CAIRO: The Egyptian government warned activists hoping to emulate Tunisian pro-democracy protesters that they face arrest if they go ahead on Tuesday with mass demonstrations some have billed as the “Day of Wrath”.
The rallies have been promoted online by groups saying they speak for young Egyptians frustrated by the kind of poverty and oppression which triggered the overthrow of Tunisia’s president.
Similar calls have been made in other authoritarian Arab states.
Coinciding with a national holiday in honour of the police, a key force in keeping President Hosni Mubarak in power for 30 years, the outcome in Egypt on Tuesday is seen as a test of whether vibrant Web activism can translate into street action.
“The security apparatus will deal firmly and decisively with any attempt to break the law,” the government’s director for security in the capital Cairo said in a statement.
Since Egypt bans demonstrations without prior permission, and as opposition groups say they have been denied such permits, that means that any protesters may be detained. Interior Minister Habib el-Adli has issued orders to “arrest any persons expressing their views illegally”.
“I tell the public that this Facebook call comes from the youth,” Adli said in an interview published by the state-owned newspaper al Ahram on Tuesday but released before midnight.

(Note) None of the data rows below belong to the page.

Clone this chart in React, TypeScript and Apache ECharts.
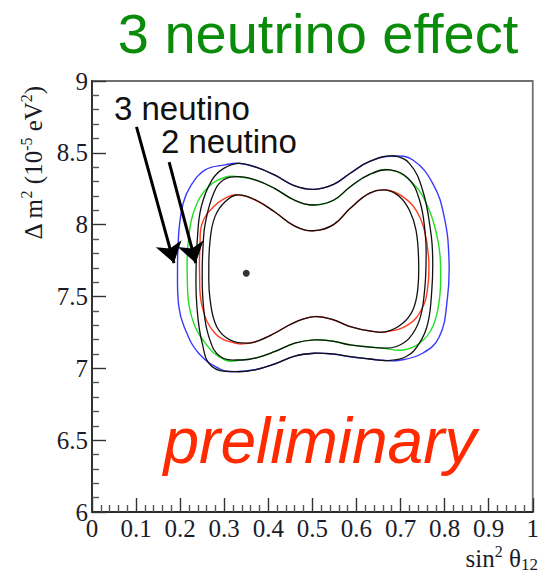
import React, { useEffect, useRef } from "react";
import * as echarts from "echarts";

// ---- axis ranges & tick labels ----
const xRange = [0, 1];
const xStep = 0.1;
const yRange = [6, 9];
const yStep = 0.5;
const xTickLabels = ["0", "0.1", "0.2", "0.3", "0.4", "0.5", "0.6", "0.7", "0.8", "0.9", "1"];
const yTickLabels = ["6", "6.5", "7", "7.5", "8", "8.5", "9"];

// ---- best fit point ----
const bestFit: number[] = [0.35, 7.662];

// ---- arrows (start, tip) ----
const arrow3nu: number[][] = [[0.101, 8.68], [0.186, 7.733]];
const arrow2nu: number[][] = [[0.175, 8.436], [0.2354, 7.733]];

// ---- 3 neutrino contours (coloured), closed loops ----
const blueContour: number[][] = [
  [0.194, 7.66], [0.197, 7.95], [0.207, 8.15], [0.224, 8.27], [0.257, 8.381], [0.302, 8.416],
  [0.332, 8.427], [0.372, 8.40], [0.414, 8.346], [0.460, 8.27], [0.504, 8.246], [0.548, 8.28],
  [0.586, 8.358], [0.630, 8.44], [0.683, 8.478], [0.728, 8.45], [0.773, 8.288], [0.799, 8.056],
  [0.810, 7.754], [0.806, 7.476], [0.788, 7.22], [0.750, 7.105], [0.698, 7.056], [0.660, 7.056],
  [0.630, 7.065], [0.586, 7.081], [0.545, 7.100], [0.504, 7.105], [0.460, 7.085], [0.414, 7.03],
  [0.370, 6.99], [0.325, 6.977], [0.294, 6.989], [0.242, 7.105], [0.209, 7.29], [0.197, 7.43],
];
const greenContour: number[][] = [
  [0.216, 7.66], [0.219, 7.90], [0.235, 8.125], [0.265, 8.265], [0.302, 8.33], [0.332, 8.334],
  [0.372, 8.31], [0.414, 8.253], [0.460, 8.17], [0.504, 8.137], [0.548, 8.17], [0.586, 8.264],
  [0.630, 8.35], [0.676, 8.381], [0.728, 8.288], [0.765, 8.102], [0.786, 7.87], [0.791, 7.685],
  [0.788, 7.476], [0.773, 7.29], [0.743, 7.175], [0.705, 7.128], [0.662, 7.14], [0.625, 7.15],
  [0.586, 7.163], [0.545, 7.19], [0.504, 7.198], [0.460, 7.175], [0.414, 7.116], [0.375, 7.075],
  [0.339, 7.058], [0.302, 7.058], [0.257, 7.175], [0.224, 7.383],
];
const redContour: number[][] = [
  [0.244, 7.66], [0.245, 7.85], [0.250, 8.01], [0.276, 8.125], [0.309, 8.195], [0.332, 8.207],
  [0.372, 8.17], [0.414, 8.09], [0.460, 7.99], [0.504, 7.958], [0.548, 8.00], [0.586, 8.114],
  [0.630, 8.22], [0.668, 8.241], [0.705, 8.195], [0.735, 8.102], [0.754, 7.963], [0.764, 7.754],
  [0.761, 7.546], [0.747, 7.406], [0.717, 7.302], [0.668, 7.255], [0.630, 7.26], [0.586, 7.29],
  [0.545, 7.34], [0.504, 7.36], [0.460, 7.32], [0.414, 7.244], [0.380, 7.195], [0.354, 7.175],
  [0.324, 7.175], [0.279, 7.244], [0.250, 7.43],
];

// ---- 2 neutrino contours (black), closed loops ----
const blackOuter: number[][] = [
  [0.236, 7.66], [0.239, 7.90], [0.248, 8.125], [0.272, 8.31], [0.298, 8.39], [0.332, 8.427],
  [0.372, 8.40], [0.414, 8.346], [0.460, 8.27], [0.504, 8.246], [0.548, 8.28], [0.586, 8.358],
  [0.630, 8.44], [0.683, 8.478], [0.720, 8.427], [0.750, 8.241], [0.769, 7.94], [0.773, 7.754],
  [0.771, 7.546], [0.762, 7.314], [0.743, 7.175], [0.713, 7.082], [0.672, 7.054], [0.630, 7.065],
  [0.586, 7.081], [0.545, 7.100], [0.504, 7.105], [0.460, 7.085], [0.414, 7.03], [0.370, 6.99],
  [0.325, 6.977], [0.272, 7.012], [0.250, 7.175], [0.238, 7.43],
];
const blackMiddle: number[][] = [
  [0.250, 7.66], [0.252, 7.85], [0.257, 8.01], [0.276, 8.218], [0.298, 8.311], [0.332, 8.334],
  [0.372, 8.31], [0.414, 8.253], [0.460, 8.17], [0.504, 8.137], [0.548, 8.17], [0.586, 8.264],
  [0.630, 8.35], [0.676, 8.381], [0.717, 8.323], [0.743, 8.172], [0.756, 7.94], [0.758, 7.754],
  [0.754, 7.523], [0.743, 7.337], [0.720, 7.21], [0.691, 7.152], [0.662, 7.14], [0.625, 7.15],
  [0.586, 7.163], [0.545, 7.19], [0.504, 7.198], [0.460, 7.175], [0.414, 7.116], [0.375, 7.075],
  [0.339, 7.058], [0.291, 7.082], [0.265, 7.221], [0.253, 7.43],
];
const blackInner: number[][] = [
  [0.265, 7.662], [0.268, 7.894], [0.279, 8.056], [0.302, 8.16], [0.332, 8.207], [0.372, 8.17],
  [0.414, 8.09], [0.460, 7.99], [0.504, 7.958], [0.548, 8.00], [0.586, 8.114], [0.630, 8.22],
  [0.668, 8.241], [0.698, 8.195], [0.720, 8.102], [0.735, 7.963], [0.741, 7.754], [0.739, 7.546],
  [0.728, 7.406], [0.705, 7.314], [0.668, 7.255], [0.630, 7.26], [0.586, 7.29], [0.545, 7.34],
  [0.504, 7.36], [0.460, 7.32], [0.414, 7.244], [0.380, 7.195], [0.354, 7.175], [0.313, 7.198],
  [0.283, 7.29], [0.268, 7.476],
];

const SERIF = "'Liberation Serif', 'Times New Roman', serif";
const SANS = "'Liberation Sans', Arial, sans-serif";

function contour(name: string, pts: number[][], color: string, width: number, z: number) {
  return {
    type: "custom",
    name,
    data: [pts[0]],
    silent: true,
    clip: false,
    z,
    renderItem: (_params: any, api: any) => ({
      type: "polygon",
      shape: {
        points: pts.map((p) => api.coord(p)),
        smooth: 0.42,
      },
      style: { fill: "none", stroke: color, lineWidth: width },
      silent: true,
    }),
  };
}

export default function App() {
  const ref = useRef<HTMLDivElement>(null);

  useEffect(() => {
    if (!ref.current) return;
    const chart = echarts.init(ref.current, undefined, { renderer: "svg" });

    const option = {
      animation: false,
      backgroundColor: "#ffffff",
      grid: {
        left: 92,
        right: 4,
        top: 81,
        bottom: 64,
        show: true,
        borderColor: "#707070",
        borderWidth: 1.8,
        backgroundColor: "transparent",
      },
      xAxis: {
        type: "value",
        min: xRange[0],
        max: xRange[1],
        interval: xStep,
        axisLine: { show: true, onZero: false, lineStyle: { color: "#2a2a2a", width: 1.8 } },
        axisTick: { show: true, inside: true, length: 14, lineStyle: { color: "#333", width: 1.4 } },
        minorTick: { show: true, splitNumber: 5, length: 7, lineStyle: { color: "#555", width: 1.4 } },
        splitLine: { show: false },
        axisLabel: {
          margin: 4,
          fontFamily: SERIF,
          fontSize: 25,
          color: "#1c1c28",
          formatter: (v: number) => xTickLabels[Math.round((v - xRange[0]) / xStep)] ?? "",
        },
      },
      yAxis: {
        type: "value",
        min: yRange[0],
        max: yRange[1],
        interval: yStep,
        axisLine: { show: true, onZero: false, lineStyle: { color: "#2a2a2a", width: 1.8 } },
        axisTick: { show: true, inside: true, length: 14, lineStyle: { color: "#333", width: 1.4 } },
        minorTick: { show: true, splitNumber: 5, length: 7, lineStyle: { color: "#555", width: 1.4 } },
        splitLine: { show: false },
        axisLabel: {
          margin: 4,
          fontFamily: SERIF,
          fontSize: 25,
          color: "#1c1c28",
          formatter: (v: number) => yTickLabels[Math.round((v - yRange[0]) / yStep)] ?? "",
        },
      },
      series: [
        contour("3ν 99.73%", blueContour, "#3a3aff", 1.4, 2),
        contour("3ν 95%", greenContour, "#22dd22", 1.4, 2),
        contour("3ν 90%", redContour, "#ff3a1e", 1.4, 2),
        contour("2ν 99.73%", blackOuter, "#111111", 1.3, 3),
        contour("2ν 95%", blackMiddle, "#111111", 1.3, 3),
        contour("2ν 90%", blackInner, "#111111", 1.3, 3),
        {
          type: "scatter",
          name: "best fit",
          data: [bestFit],
          symbolSize: 7,
          itemStyle: { color: "#000" },
          silent: true,
          z: 5,
          markLine: {
            silent: true,
            symbol: ["none", "arrow"],
            symbolSize: 20,
            label: { show: false },
            lineStyle: { color: "#000", width: 3, type: "solid" },
            emphasis: { disabled: true },
            data: [
              [{ coord: arrow3nu[0] }, { coord: arrow3nu[1] }],
              [{ coord: arrow2nu[0] }, { coord: arrow2nu[1] }],
            ],
          },
        },
      ],
      graphic: [
        {
          type: "text",
          x: 318,
          y: 33,
          style: {
            text: "3 neutrino effect",
            fontFamily: SANS,
            fontSize: 56,
            fill: "#0a8c0a",
            align: "center",
            verticalAlign: "middle",
          },
        },
        {
          type: "text",
          x: 114,
          y: 108,
          style: {
            text: "3 neutino",
            fontFamily: SANS,
            fontSize: 33,
            fill: "#111",
            align: "left",
            verticalAlign: "middle",
          },
        },
        {
          type: "text",
          x: 161,
          y: 141,
          style: {
            text: "2 neutino",
            fontFamily: SANS,
            fontSize: 33,
            fill: "#111",
            align: "left",
            verticalAlign: "middle",
          },
        },
        {
          type: "text",
          x: 320,
          y: 441,
          style: {
            text: "preliminary",
            fontFamily: SANS,
            fontStyle: "italic",
            fontSize: 64,
            fill: "#ff2a00",
            align: "center",
            verticalAlign: "middle",
          },
        },
        {
          type: "text",
          x: 538,
          y: 558,
          style: {
            text: "{n|sin}{s|2}{n| θ}{b|12}",
            align: "right",
            verticalAlign: "middle",
            fill: "#1c1c28",
            rich: {
              n: { fontFamily: SERIF, fontSize: 25, lineHeight: 30, fill: "#1c1c28" },
              s: { fontFamily: SERIF, fontSize: 16, lineHeight: 12, verticalAlign: "top", fill: "#1c1c28" },
              b: { fontFamily: SERIF, fontSize: 17, lineHeight: 18, verticalAlign: "bottom", fill: "#1c1c28" },
            },
          },
        },
        {
          type: "text",
          x: 33,
          y: 163,
          rotation: Math.PI / 2,
          style: {
            text: "{n|Δ m}{s|2}{n| (10}{s|-5}{n| eV}{s|2}{n|)}",
            align: "center",
            verticalAlign: "middle",
            fill: "#1c1c28",
            rich: {
              n: { fontFamily: SERIF, fontSize: 25, lineHeight: 30, fill: "#1c1c28" },
              s: { fontFamily: SERIF, fontSize: 16, lineHeight: 12, verticalAlign: "top", fill: "#1c1c28" },
            },
          },
        },
      ],
    };

    chart.setOption(option as any);
    return () => chart.dispose();
  }, []);

  return (
    <div
      ref={ref}
      style={{ position: "fixed", left: 0, top: 0, width: 542, height: 576, background: "#fff" }}
    />
  );
}
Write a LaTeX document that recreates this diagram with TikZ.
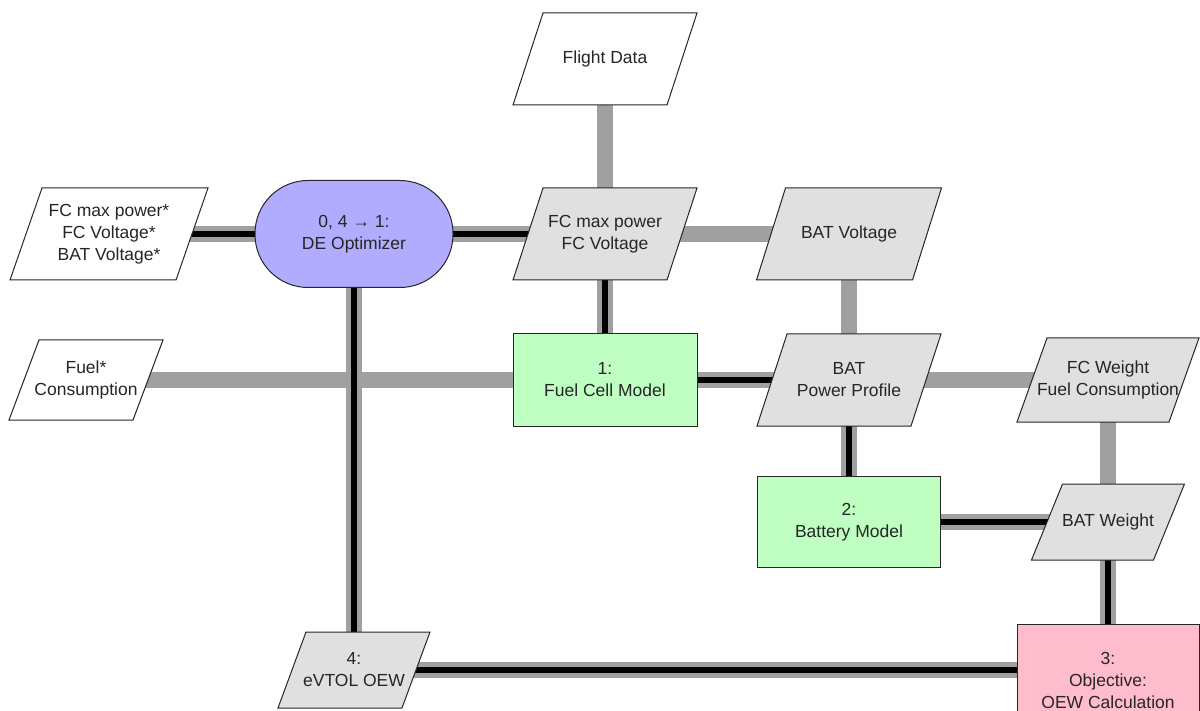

“Youth street action has no impact and security is capable of deterring any acts outside the law,” he said, adding that he welcomed “stationary protests held for limited periods of time” and that police would protect the protesters.
“Our protest on the 25th is the beginning of the end,” wrote organisers of a Facebook group with 87,000 followers. “It is the end of silence, acquiescence and submission to what is happening in our country. It will be the start of a new page in Egypt's history -- one of activism and demanding our rights.”
Rights watchdog Amnesty International has urged Egypt's authorities “to allow peaceful protests”.
PROTESTS RARE
But protests in Egypt, the biggest Arab state and a keystone Western ally in the Middle East, tend to be poorly attended and are often quashed swiftly by the police, who prevent marching. The banned Muslim Brotherhood, seen as having Egypt’s biggest grassroots opposition network, has not called on members to take part but said some would join in a personal capacity.
Cairo security director Ismail Shaa’er said the government had sent warnings to protest organisers that they would need an interior ministry permit: “In the absence of such permits, these demonstrations and sit-ins will be dealt with in a legal manner and those beyond the law will be arrested,” he said.
Commenting on the wave of public unrest in Tunisia, Adli said talk that the “Tunisian model” could work in other Arab countries was “propaganda” and had been dismissed by politicians as “intellectual immaturity”.
Activists and the opposition say the interior ministry refuses to issue protest permits, citing security reasons.
Sympathisers across the world have said they plan to protest in solidarity. In Kuwait, security forces detained three Egyptians on Monday for distributing flyers for the protests.
“On January 25th, Egyptian protesters will carry their cameras as their weapons,” one Facebook user wrote, 10 days after Tunisians faced down their veteran leader’s police state in a revolt flashed around the world in website images.
“They will use cameras to capture every policeman who will attack peaceful protesters and every scene of our protests to show it to the world.”